[Edito] C’était le VAR de trop

Depuis son intronisation, le recours à l’assistance vidéo à l’arbitrage (ou le VAR pour l’acronyme anglophone, utilisé le plus fréquemment) a donné lieu à des situations qui questionnent cet outil, tant dans sa pertinence que dans l’impact qu’il peut avoir sur l’essence même du football. Le problème que pose ce dispositif peut être abordé selon différents angles, et son utilisation a créé la polémique dans des situations nombreuses et variées. Aussi, cette contestation vient tant des acteurs du football professionnel que de ses suiveurs, voyant tous leur expérience du jeu de football transformée par l’arrivée de la vidéo.

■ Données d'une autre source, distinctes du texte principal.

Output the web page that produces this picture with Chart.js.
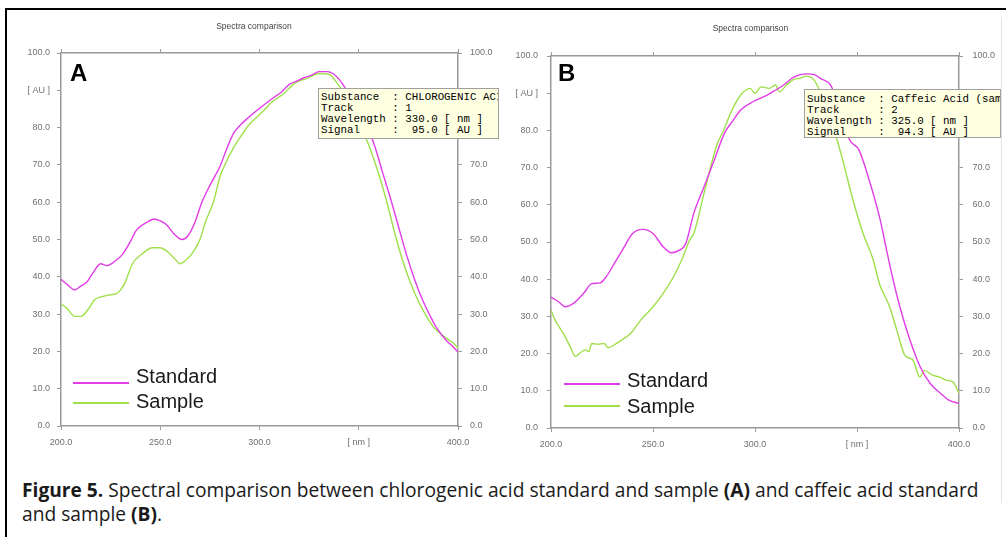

Cet article, à défaut d’être exhaustif sur un problème qui nécessiterait une réflexion longue, collective et factuelle, s’est construit en réaction aux nombreuses situations ubuesques vécues lors de matches, et ce dans la totalité des championnats européens utilisant cet outil. Étaient brandies les promesses de la fin des penalties non sifflés, d’un football plus juste, d’une rapidité dans la prise de décision pour préserver un jeu fluide et continu. Confrontons ces promesses aux faits, confrontons ces faits à ce qu’est réellement le football et ce que cela change dans son essence même. Aussi, et avant d’entrer dans le fond du sujet, l’auteur de ces lignes est conscient qu’il existe des phases de jeu et des matches durant lesquels le VAR a été un recours efficace et rapide. Il laisse malgré tout en suspens la question du nombre de décisions positives respectant l’intégrité du jeu suffisantes pour considérer l’outil utile, malgré toutes les autres situations problématiques existant en parallèle et qui seront discutées ici.

Un outil à géométrie invariable

Un des premiers faits polémiques de la saison a été le hors-jeu donné à Cristiano Ronaldo, lors du match d’ouverture de la Serie A le 24 août dernier. Le joueur portugais réceptionne un ballon à la limite avant d’aller finir l’action. Une fois le but accordé, l’intervention du VAR stoppe le match durant de longues minutes pour finalement juger que le but est invalide pour un hors-jeu qu’il est même difficile de juger à l’œil nu. La technologie prend ici uniquement en compte le fait qu’une partie du corps du joueur attaquant, même si elle est infime, dépasse par rapport au corps du dernier défenseur, mais met de côté toute autre considération que l’œil et le jugement humain peuvent avoir.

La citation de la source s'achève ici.